To summarize, if the undefined behavior is coincidental, this is okay, however if it is intential and being used as a pattern, this should be fixed as proposed above.

From the given discussion here I am curious how the fstrict-bool interacts with the backends, specifically target lowering. You can specify that a backend uses ZeroOrNegativeOneBooleanContent for example, in which case more than just the lowest bit is filled. Does this mean using a backend with specifically ZeroOrNegativeOneBooleanContent leads to undefined behavior when using a boolean encoded as a uint8 of all 1s?

https://llvm.org/doxygen/classllvm_1_1TargetLoweringBase.html#aa61af767c51a95e2dd0dff2001168755

ZeroOrNegativeOneBooleanContent is almost completely unrelated; it specifies the output of ISD::SETCC and related nodes, which are internal implementation details of the backend. This proposal is about how booleans are represented externally (in memory, and in calling conventions).

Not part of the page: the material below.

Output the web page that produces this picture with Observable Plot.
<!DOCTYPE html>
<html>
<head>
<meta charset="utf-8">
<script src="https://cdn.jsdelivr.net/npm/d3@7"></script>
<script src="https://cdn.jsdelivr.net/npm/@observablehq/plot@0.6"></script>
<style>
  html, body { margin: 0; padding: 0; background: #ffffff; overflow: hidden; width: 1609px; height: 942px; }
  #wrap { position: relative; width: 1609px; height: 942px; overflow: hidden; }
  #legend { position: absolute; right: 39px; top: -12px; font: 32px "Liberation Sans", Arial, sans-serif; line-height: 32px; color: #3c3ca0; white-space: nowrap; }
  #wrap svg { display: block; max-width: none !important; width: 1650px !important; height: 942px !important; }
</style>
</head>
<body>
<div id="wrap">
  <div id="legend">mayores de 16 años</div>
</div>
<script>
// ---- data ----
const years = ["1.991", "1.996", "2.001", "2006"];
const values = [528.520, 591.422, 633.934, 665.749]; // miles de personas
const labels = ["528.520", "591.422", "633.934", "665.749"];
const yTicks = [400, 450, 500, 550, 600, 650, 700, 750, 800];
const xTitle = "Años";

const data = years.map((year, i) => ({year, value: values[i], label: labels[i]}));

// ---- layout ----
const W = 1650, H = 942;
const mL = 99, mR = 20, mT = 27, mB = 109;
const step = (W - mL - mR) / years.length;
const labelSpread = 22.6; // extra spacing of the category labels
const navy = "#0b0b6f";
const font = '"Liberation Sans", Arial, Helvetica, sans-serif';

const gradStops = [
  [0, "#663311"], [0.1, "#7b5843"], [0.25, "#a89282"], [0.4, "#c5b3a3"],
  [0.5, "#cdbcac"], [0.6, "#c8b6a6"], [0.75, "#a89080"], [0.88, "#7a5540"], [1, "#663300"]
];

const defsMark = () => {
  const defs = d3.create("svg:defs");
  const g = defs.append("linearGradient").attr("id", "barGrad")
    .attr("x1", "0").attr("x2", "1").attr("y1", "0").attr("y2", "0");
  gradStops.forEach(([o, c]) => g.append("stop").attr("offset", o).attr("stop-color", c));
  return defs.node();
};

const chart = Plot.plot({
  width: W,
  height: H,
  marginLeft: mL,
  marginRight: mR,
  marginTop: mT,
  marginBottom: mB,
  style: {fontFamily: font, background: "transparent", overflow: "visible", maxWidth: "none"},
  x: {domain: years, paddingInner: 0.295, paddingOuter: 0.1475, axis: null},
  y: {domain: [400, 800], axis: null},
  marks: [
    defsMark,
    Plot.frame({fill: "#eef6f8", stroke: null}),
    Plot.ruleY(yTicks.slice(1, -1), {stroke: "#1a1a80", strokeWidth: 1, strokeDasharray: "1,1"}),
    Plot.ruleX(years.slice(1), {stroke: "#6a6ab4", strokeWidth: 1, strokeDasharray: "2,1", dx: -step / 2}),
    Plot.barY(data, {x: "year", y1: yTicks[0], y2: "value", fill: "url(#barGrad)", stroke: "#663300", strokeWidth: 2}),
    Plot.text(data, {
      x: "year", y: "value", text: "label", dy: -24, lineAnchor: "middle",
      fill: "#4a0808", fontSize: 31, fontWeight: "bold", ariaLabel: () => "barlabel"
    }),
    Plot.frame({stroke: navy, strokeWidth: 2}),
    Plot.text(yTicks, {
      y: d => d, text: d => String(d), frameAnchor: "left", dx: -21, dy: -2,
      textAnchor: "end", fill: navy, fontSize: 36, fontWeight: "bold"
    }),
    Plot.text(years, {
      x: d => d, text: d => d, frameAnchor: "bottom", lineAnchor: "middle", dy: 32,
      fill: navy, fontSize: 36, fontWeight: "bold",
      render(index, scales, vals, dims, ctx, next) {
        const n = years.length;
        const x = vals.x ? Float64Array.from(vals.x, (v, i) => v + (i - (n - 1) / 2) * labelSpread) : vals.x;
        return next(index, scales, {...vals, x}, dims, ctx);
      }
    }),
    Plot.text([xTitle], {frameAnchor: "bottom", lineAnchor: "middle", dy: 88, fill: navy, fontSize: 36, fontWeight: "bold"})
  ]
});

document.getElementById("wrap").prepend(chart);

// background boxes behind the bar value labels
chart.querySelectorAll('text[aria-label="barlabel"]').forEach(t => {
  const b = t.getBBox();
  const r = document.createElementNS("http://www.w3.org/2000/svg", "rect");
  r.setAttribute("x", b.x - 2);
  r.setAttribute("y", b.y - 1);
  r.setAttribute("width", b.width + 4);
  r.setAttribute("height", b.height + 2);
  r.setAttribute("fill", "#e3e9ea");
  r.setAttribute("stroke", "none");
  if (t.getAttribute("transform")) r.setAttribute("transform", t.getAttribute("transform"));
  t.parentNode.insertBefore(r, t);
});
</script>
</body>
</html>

Sorry for the delay, this has been a rocky summer. The PR is now up: [clang] Implement -fstrict-bool by apple-fcloutier · Pull Request #160790 · llvm/llvm-project · GitHub

As clarified, this introduces the following options:

  • -fstrict-bool [the default, maintaining the status quo]: Clang can optimize code based on the assumption that bool values always have a bit pattern of 0 or 1.
  • -fno-strict-bool=truncate: Clang does not optimize code on the assumption that bool values always have a bit pattern of 0 or 1: when loading a bool from memory, it will treat it as true if the least significant bit is set, and false otherwise (ie, value & 1).
  • -fno-strict-bool=nonzero: Clang does not optimize code on the assumption that bool values always have a bit pattern of 0 or 1: when loading a bool from memory, it will treat it as true if any bit is set, and false otherwise (ie, value != 0).
  • -fno-strict-bool: for now, the same as -fno-strict-bool=truncate.

The nonzero and truncate options were introduced so that the community can assess impact on their preferred targets, and we can change the default for specific targets if that makes sense. In my experience, nonzero is typically what people expect, but the code for truncate on arm64 is slightly better in the worst case.

6 Likes

I filed https://gcc.gnu.org/bugzilla/show_bug.cgi?id=122068 Making sure you're not a bot! For gcc compatibility on these options. Note I might be the one implementing it.

2 Likes

@erichkeane comments that this hasn’t received the OK from the @clang-area-team. Eli lastly asked:

  • Can we clarify interactions with calling conventions? (This wasn’t done because it’s an LLVM responsibility rather than a clang responsibility, and it goes beyond what I feel good changing, but I could document it.)
  • Can we document the behavior? (The behavior is now documented.)
  • Between testing that the value is non-zero and testing that the low bit is zero, are we sure that we have the right behavior? (The behavior can optionally be specified as -fno-strict-bool={truncate|nonzero}. Truncating is slightly better in the worst case on arm64; with some people contributing their findings, we could make the default depend on the target.)

Aaron’s last contribution:

  • -fstrict-bool is a reasonable default, but we could change it if people find it makes no real difference. (The PR keeps the status quo.)
  • Preference for nonzero as the default. (The PR did not switch the default to that, but I’m not opposed to it; it’s just not what we qualified for internally.)
1 Like

Maybe for -O0 default to -fno-strict-bool .

Note I would not have a default choice between nonzero vs truncated per target. Especially for major targets that is X86_64 and aarch64 and riscv should all match. Otherwise you might end up with issues reporting different behavior when folks dont read the manual.

FWIW, at -O0, Clang already does not attach range metadata to bool loads. It behaves like -fno-strict-bool=truncate. (If you use -fno-strict-bool=nonzero, it will do the non-zero test instead even at -O0.)

Ok. Because right now gcc default (for -O0) is efficient -fstrict-bool i will change the default when I implement gccs changes.